Although often overlooked by visitors to Southeast Asia, Laos is a lovely place to visit that is most known for its charming colonial architecture, peaceful Buddhist monasteries and beautiful mountain scenery. Much less touristy than its neighbors, it has a rich and varied history, culture and heritage to delve into with quiet hill tribe villages and laidback towns hidden away amidst its vast swathes of untouched wilderness.
The only landlocked nation in the region, it lies at the heart of the Indochinese Peninsula bordered by Myanmar, China, Vietnam, Cambodia and Thailand. While it mostly consists of thick forests and rugged mountains, plains and plateaus are dotted here and there with the wide and winding Mekong River making up much of its western boundary.

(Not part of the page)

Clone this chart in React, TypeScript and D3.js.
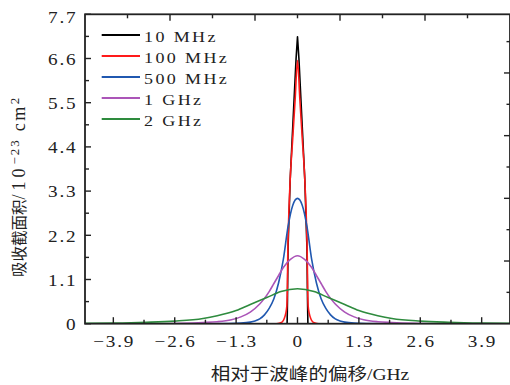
import React from 'react';
import * as d3 from 'd3';

// ---------- data ----------
const seriesNames = ['10 MHz', '100 MHz', '500 MHz', '1 GHz', '2 GHz'];
const seriesColors = ['#000000', '#ff1a1a', '#2058b0', '#ab55b8', '#2e8b3e'];

const x10MHz = [-4.5, -0.22, -0.212, -0.2, -0.155, -0.08, -0.03, 0, 0.03, 0.08, 0.155, 0.2, 0.212, 0.22, 4.5];
const y10MHz = [0, 0, 0.6, 1.9, 3.58, 5.4, 6.6, 7.14, 6.6, 5.4, 3.58, 1.9, 0.6, 0, 0];

const x100MHz = [-4.5, -0.45, -0.37, -0.32, -0.28, -0.25, -0.225, -0.215, -0.205, -0.19, -0.155, -0.1, -0.05, 0,
  0.05, 0.1, 0.155, 0.19, 0.205, 0.215, 0.225, 0.25, 0.28, 0.32, 0.37, 0.45, 4.5];
const y100MHz = [0, 0, 0.02, 0.05, 0.13, 0.25, 0.45, 0.9, 1.8, 2.5, 3.58, 4.63, 5.58, 6.55,
  5.58, 4.63, 3.58, 2.5, 1.8, 0.9, 0.45, 0.25, 0.13, 0.05, 0.02, 0, 0];

const x500MHz = [-4.5, -2.0, -1.5, -1.2, -1.0, -0.9, -0.8, -0.7, -0.6, -0.5, -0.4, -0.3, -0.2, -0.1, 0,
  0.1, 0.2, 0.3, 0.4, 0.5, 0.6, 0.7, 0.8, 0.9, 1.0, 1.2, 1.5, 2.0, 4.5];
const y500MHz = [0, 0, 0.005, 0.015, 0.04, 0.07, 0.12, 0.22, 0.38, 0.62, 1.02, 1.6, 2.42, 2.95, 3.12,
  2.95, 2.42, 1.6, 1.02, 0.62, 0.38, 0.22, 0.12, 0.07, 0.04, 0.015, 0.005, 0, 0];

const x1GHz = [-4.5, -3.0, -2.5, -2.0, -1.7, -1.4, -1.2, -1.0, -0.8, -0.7, -0.6, -0.5, -0.4, -0.3, -0.15, 0,
  0.15, 0.3, 0.4, 0.5, 0.6, 0.7, 0.8, 1.0, 1.2, 1.4, 1.7, 2.0, 2.5, 3.0, 4.5];
const y1GHz = [0, 0, 0.01, 0.03, 0.05, 0.1, 0.17, 0.29, 0.49, 0.63, 0.8, 1.0, 1.2, 1.4, 1.6, 1.69,
  1.6, 1.4, 1.2, 1.0, 0.8, 0.63, 0.49, 0.29, 0.17, 0.1, 0.05, 0.03, 0.01, 0, 0];

const x2GHz = [-4.5, -3.9, -3.2, -2.6, -2.0, -1.7, -1.3, -1.0, -0.65, -0.35, 0,
  0.35, 0.65, 1.0, 1.3, 1.7, 2.0, 2.6, 3.2, 3.9, 4.5];
const y2GHz = [0.008, 0.015, 0.035, 0.065, 0.13, 0.2, 0.33, 0.48, 0.65, 0.8, 0.87,
  0.8, 0.65, 0.48, 0.33, 0.2, 0.13, 0.065, 0.035, 0.015, 0.008];

const seriesX = [x10MHz, x100MHz, x500MHz, x1GHz, x2GHz];
const seriesY = [y10MHz, y100MHz, y500MHz, y1GHz, y2GHz];

const xTicks = [-3.9, -2.6, -1.3, 0, 1.3, 2.6, 3.9];
const xTickLabels = ['−3.9', '−2.6', '−1.3', '0', '1.3', '2.6', '3.9'];
const xMinorTicks = [-3.25, -1.95, -0.65, 0.65, 1.95, 3.25];
const yTicks = [0, 1.1, 2.2, 3.3, 4.4, 5.5, 6.6, 7.7];
const yTickLabels = ['0', '1.1', '2.2', '3.3', '4.4', '5.5', '6.6', '7.7'];
const yMinorTicks = [0.55, 1.65, 2.75, 3.85, 4.95, 6.05, 7.15];
const topMajorTicks = [-2.7, -0.9, 0.9, 2.7];
const topMinorTicks = [-3.6, -1.8, 0, 1.8, 3.6];
const rightTicks = [0.78, 1.56, 2.34, 3.12, 3.9, 4.68, 5.46, 6.24, 7.02];

const xTitle = '相对于波峰的偏移/GHz';
const yTitleCJK = '吸收截面积';

// ---------- layout ----------
const W = 510, H = 385;
const L = 85, R = 510, T = 14.3, B = 323.7;
const FONT = "'Liberation Serif', 'Noto Sans CJK SC', serif";
const SX = 1.2;
const TEXT_FILL = '#222';

const STxt = ({ x, y, anchor, children, size = 16, ls = 1.5 }: any) => (
  <text
    transform={`translate(${x},${y}) scale(${SX},1)`}
    textAnchor={anchor}
    fontFamily={FONT}
    fontSize={size}
    letterSpacing={ls}
    fill={TEXT_FILL}
  >
    {children}
  </text>
);

export default function App() {
  const xs = d3.scaleLinear().domain([-4.5, 4.5]).range([L, R]);
  const ys = d3.scaleLinear().domain([0, 7.7]).range([B, T]);

  const lineFor = (i: number) => {
    const pts = seriesX[i].map((xv, k) => [xv, seriesY[i][k]] as [number, number]);
    const gen = d3
      .line<[number, number]>()
      .x((d) => xs(d[0]))
      .y((d) => ys(d[1]))
      .curve(i === 0 ? d3.curveLinear : d3.curveMonotoneX);
    return gen(pts) || '';
  };

  const axisColor = '#222';
  const legendX0 = 101.7, legendX1 = 140, legendY0 = 35, legendDy = 21;

  return (
    <svg
      width={W}
      height={H}
      style={{ position: 'absolute', left: 0, top: 0, background: '#fff' }}
    >
      <defs>
        <clipPath id="plotclip">
          <rect x={L} y={T - 5} width={R - L} height={B - T + 5} />
        </clipPath>
      </defs>

      {/* curves */}
      <g clipPath="url(#plotclip)">
        {seriesNames.map((n, i) => (
          <path key={n} d={lineFor(i)} fill="none" stroke={seriesColors[i]} strokeWidth={1.6} strokeLinejoin="round" />
        ))}
      </g>

      {/* frame */}
      <rect x={L} y={T} width={R - L} height={B - T} fill="none" stroke={axisColor} strokeWidth={1.8} />

      {/* bottom ticks */}
      {xTicks.map((t) => (
        <line key={'xb' + t} x1={xs(t)} x2={xs(t)} y1={B} y2={B - 6.5} stroke={axisColor} strokeWidth={1.4} />
      ))}
      {xMinorTicks.map((t) => (
        <line key={'xbm' + t} x1={xs(t)} x2={xs(t)} y1={B} y2={B - 4} stroke={axisColor} strokeWidth={1.4} />
      ))}
      {/* top ticks */}
      {topMajorTicks.map((t) => (
        <line key={'xt' + t} x1={xs(t)} x2={xs(t)} y1={T} y2={T + 6.5} stroke={axisColor} strokeWidth={1.4} />
      ))}
      {topMinorTicks.map((t) => (
        <line key={'xtm' + t} x1={xs(t)} x2={xs(t)} y1={T} y2={T + 4} stroke={axisColor} strokeWidth={1.4} />
      ))}
      {/* left ticks */}
      {yTicks.map((t) => (
        <line key={'yl' + t} x1={L} x2={L + 6} y1={ys(t)} y2={ys(t)} stroke={axisColor} strokeWidth={1.4} />
      ))}
      {yMinorTicks.map((t) => (
        <line key={'ylm' + t} x1={L} x2={L + 4} y1={ys(t)} y2={ys(t)} stroke={axisColor} strokeWidth={1.4} />
      ))}
      {/* right ticks */}
      {rightTicks.map((t, k) => (
        <line key={'yr' + t} x1={R} x2={R - (k % 2 === 1 ? 6 : 3.5)} y1={ys(t)} y2={ys(t)} stroke={axisColor} strokeWidth={1.4} />
      ))}

      {/* tick labels */}
      {xTicks.map((t, k) => (
        <STxt key={'xl' + t} x={xs(t) + 0.8} y={347.3} anchor="middle">
          {xTickLabels[k]}
        </STxt>
      ))}
      {yTicks.map((t, k) => (
        <STxt key={'yll' + t} x={77.5} y={ys(t) + 6.3 + (k === yTicks.length - 1 ? 2.5 : 0)} anchor="end">
          {yTickLabels[k]}
        </STxt>
      ))}

      {/* axis titles */}
      <text
        transform={`translate(${310},${380}) scale(1.15,1)`}
        textAnchor="middle"
        fontFamily={FONT}
        fontSize={17}
        fill={TEXT_FILL}
      >
        {xTitle}
      </text>
      <text transform={`translate(25,277) rotate(-90)`} fontFamily={FONT} fill={TEXT_FILL}>
        <tspan fontSize={15.5}>{yTitleCJK}</tspan>
        <tspan fontSize={18} letterSpacing={4}>/10</tspan>
        <tspan fontSize={13} letterSpacing={2} dy={-6}>−23</tspan>
        <tspan fontSize={18} letterSpacing={2.5} dy={6}> cm</tspan>
        <tspan fontSize={13} dy={-6}>2</tspan>
      </text>

      {/* legend */}
      {seriesNames.map((n, i) => (
        <g key={'lg' + n}>
          <line
            x1={legendX0}
            x2={legendX1}
            y1={legendY0 + i * legendDy}
            y2={legendY0 + i * legendDy}
            stroke={seriesColors[i]}
            strokeWidth={1.8}
          />
          <STxt x={144} y={legendY0 + i * legendDy + 7} anchor="start" size={15} ls={2}>
            {n}
          </STxt>
        </g>
      ))}
    </svg>
  );
}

Despite its small size, Vientiane is both the largest city and capital with most visitors simply using it as a gateway to the rest of Laos’ untold riches. It does however have a few interesting historic sites and temples to check out while ambling along the river at sunset and browsing its markets makes for the perfect, peaceful introduction to the country.
As it was formerly the capital of the kingdom, most people immediately flock to Luang Prabang for its atmospheric temples, gorgeous French colonial buildings and lively night market. Luang Namtha in the north also attracts lots of visitors thank to its stupendous scenery and day treks as does Pakse which acts as a base for exploring the phenomenal Wat Phu temple complex with boat trips around Si Phan Do or the ‘4,000 islands’ also proving popular.
Besides learning more about the customs and cultures of the hill tribe villages, many tourists also go hiking, biking and kayaking about the small country’s diverse landscapes. Other than the epic karst hills of Vang Vieng and twinkling Tad Sae Waterfalls, the vast Vieng Xai Caves and intriguing Plain of Jars count among its top attractions.